<<<<
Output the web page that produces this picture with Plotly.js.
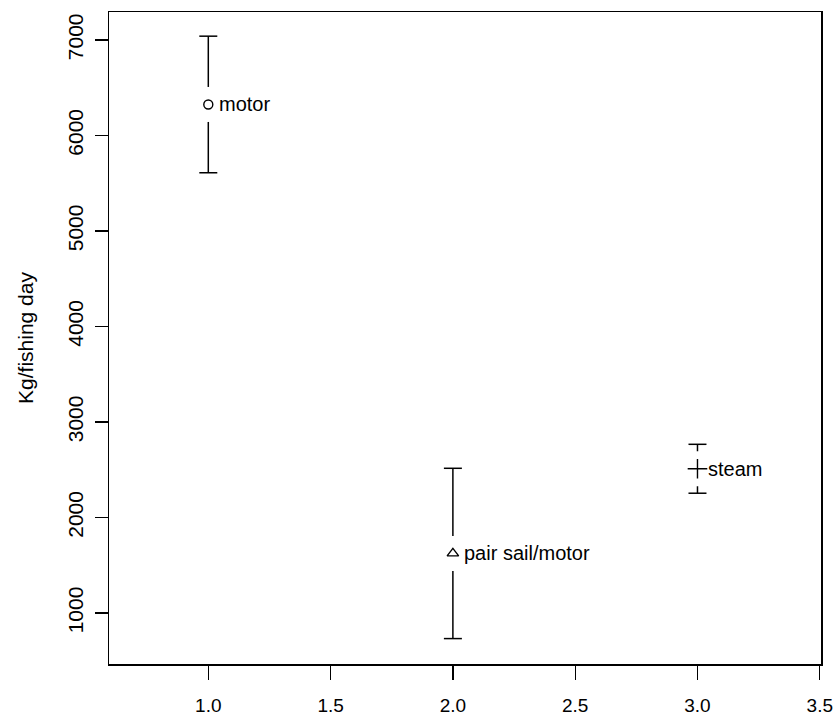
<!DOCTYPE html>
<html>
<head>
<meta charset="utf-8">
<script src="https://cdn.plot.ly/plotly-3.0.1.min.js"></script>
<style>html,body{margin:0;padding:0;background:#fff;}#chart{width:839px;height:718px;}</style>
</head>
<body>
<div id="chart"></div>
<script>
// Data
var gearTypes = ["motor", "pair sail/motor", "steam"];
var xPos = [1, 2, 3];
var meanCatch = [6325, 1625, 2511];
var lowerCI = [5610, 733, 2255];
var upperCI = [7040, 2516, 2767];
var markerSymbols = ["circle-open", "triangle-up-open", "cross-thin-open"];
var markerSizes = [9, 10, 14];

var xTickVals = [1.0, 1.5, 2.0, 2.5, 3.0, 3.5];
var xTickText = ["1.0", "1.5", "2.0", "2.5", "3.0", "3.5"];
var yTickVals = [1000, 2000, 3000, 4000, 5000, 6000, 7000];
var yTickText = ["1000", "2000", "3000", "4000", "5000", "6000", "7000"];

var W = 839, H = 718;
var margin = {l: 109, r: 18, t: 12, b: 54};
var xRange = [0.594, 3.505];
var yRange = [467, 7293];

var plotW = W - margin.l - margin.r;
var plotH = H - margin.t - margin.b;
var gapPx = 17.5, capPx = 9;
var gapY = gapPx * (yRange[1] - yRange[0]) / plotH;
var capX = capPx * (xRange[1] - xRange[0]) / plotW;

var lineStyle = {color: "#000", width: 1.5};
var traces = [];
var annotations = [];
for (var i = 0; i < xPos.length; i++) {
  var x = xPos[i], m = meanCatch[i], lo = lowerCI[i], hi = upperCI[i];
  var segX = [], segY = [];
  if (hi > m + gapY) { segX.push(x, x, null); segY.push(hi, m + gapY, null); }
  if (lo < m - gapY) { segX.push(x, x, null); segY.push(m - gapY, lo, null); }
  segX.push(x - capX, x + capX, null, x - capX, x + capX);
  segY.push(hi, hi, null, lo, lo);
  traces.push({x: segX, y: segY, mode: "lines", line: lineStyle, hoverinfo: "skip", showlegend: false, cliponaxis: false});
  traces.push({
    x: [x], y: [m], mode: "markers", showlegend: false,
    marker: {symbol: markerSymbols[i], size: markerSizes[i], color: "#000", line: {color: "#000", width: 1.4}}
  });
  annotations.push({
    x: x, y: m, xref: "x", yref: "y", text: gearTypes[i], showarrow: false,
    xanchor: "left", yanchor: "middle", xshift: 9, yshift: 0,
    font: {family: "Liberation Sans, Arial, sans-serif", size: 20, color: "#000"}
  });
}

var layout = {
  width: W, height: H,
  margin: margin,
  paper_bgcolor: "#fff", plot_bgcolor: "#fff",
  font: {family: "Liberation Sans, Arial, sans-serif", size: 19, color: "#000"},
  showlegend: false,
  xaxis: {
    range: xRange, tickvals: xTickVals, ticktext: xTickText,
    showgrid: false, zeroline: false, showline: true, mirror: true,
    linecolor: "#000", linewidth: 1.5, ticks: "outside", ticklen: 14, tickwidth: 1.3, tickcolor: "#000",
    tickfont: {size: 19}, ticklabelstandoff: 10
  },
  yaxis: {
    range: yRange, tickvals: yTickVals, ticktext: yTickText, tickangle: -90,
    showgrid: false, zeroline: false, showline: true, mirror: true,
    linecolor: "#000", linewidth: 1.5, ticks: "outside", ticklen: 13, tickwidth: 1.3, tickcolor: "#000",
    tickfont: {size: 21}, ticklabelstandoff: 3,
    title: {text: "Kg/fishing day", font: {size: 21}, standoff: 24}
  },
  annotations: annotations
};

Plotly.newPlot("chart", traces, layout, {staticPlot: true, displayModeBar: false});
</script>
</body>
</html>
>>>>
§ Work required:
Print the data above verbatim from the first line through the line holding "var capX = capPx", leaving every picture out.

§ Reply:
Output the web page that produces this picture with Plotly.js.
<!DOCTYPE html>
<html>
<head>
<meta charset="utf-8">
<script src="https://cdn.plot.ly/plotly-3.0.1.min.js"></script>
<style>html,body{margin:0;padding:0;background:#fff;}#chart{width:839px;height:718px;}</style>
</head>
<body>
<div id="chart"></div>
<script>
// Data
var gearTypes = ["motor", "pair sail/motor", "steam"];
var xPos = [1, 2, 3];
var meanCatch = [6325, 1625, 2511];
var lowerCI = [5610, 733, 2255];
var upperCI = [7040, 2516, 2767];
var markerSymbols = ["circle-open", "triangle-up-open", "cross-thin-open"];
var markerSizes = [9, 10, 14];

var xTickVals = [1.0, 1.5, 2.0, 2.5, 3.0, 3.5];
var xTickText = ["1.0", "1.5", "2.0", "2.5", "3.0", "3.5"];
var yTickVals = [1000, 2000, 3000, 4000, 5000, 6000, 7000];
var yTickText = ["1000", "2000", "3000", "4000", "5000", "6000", "7000"];

var W = 839, H = 718;
var margin = {l: 109, r: 18, t: 12, b: 54};
var xRange = [0.594, 3.505];
var yRange = [467, 7293];

var plotW = W - margin.l - margin.r;
var plotH = H - margin.t - margin.b;
var gapPx = 17.5, capPx = 9;
var gapY = gapPx * (yRange[1] - yRange[0]) / plotH;
var capX = capPx * (xRange[1] - xRange[0]) / plotW;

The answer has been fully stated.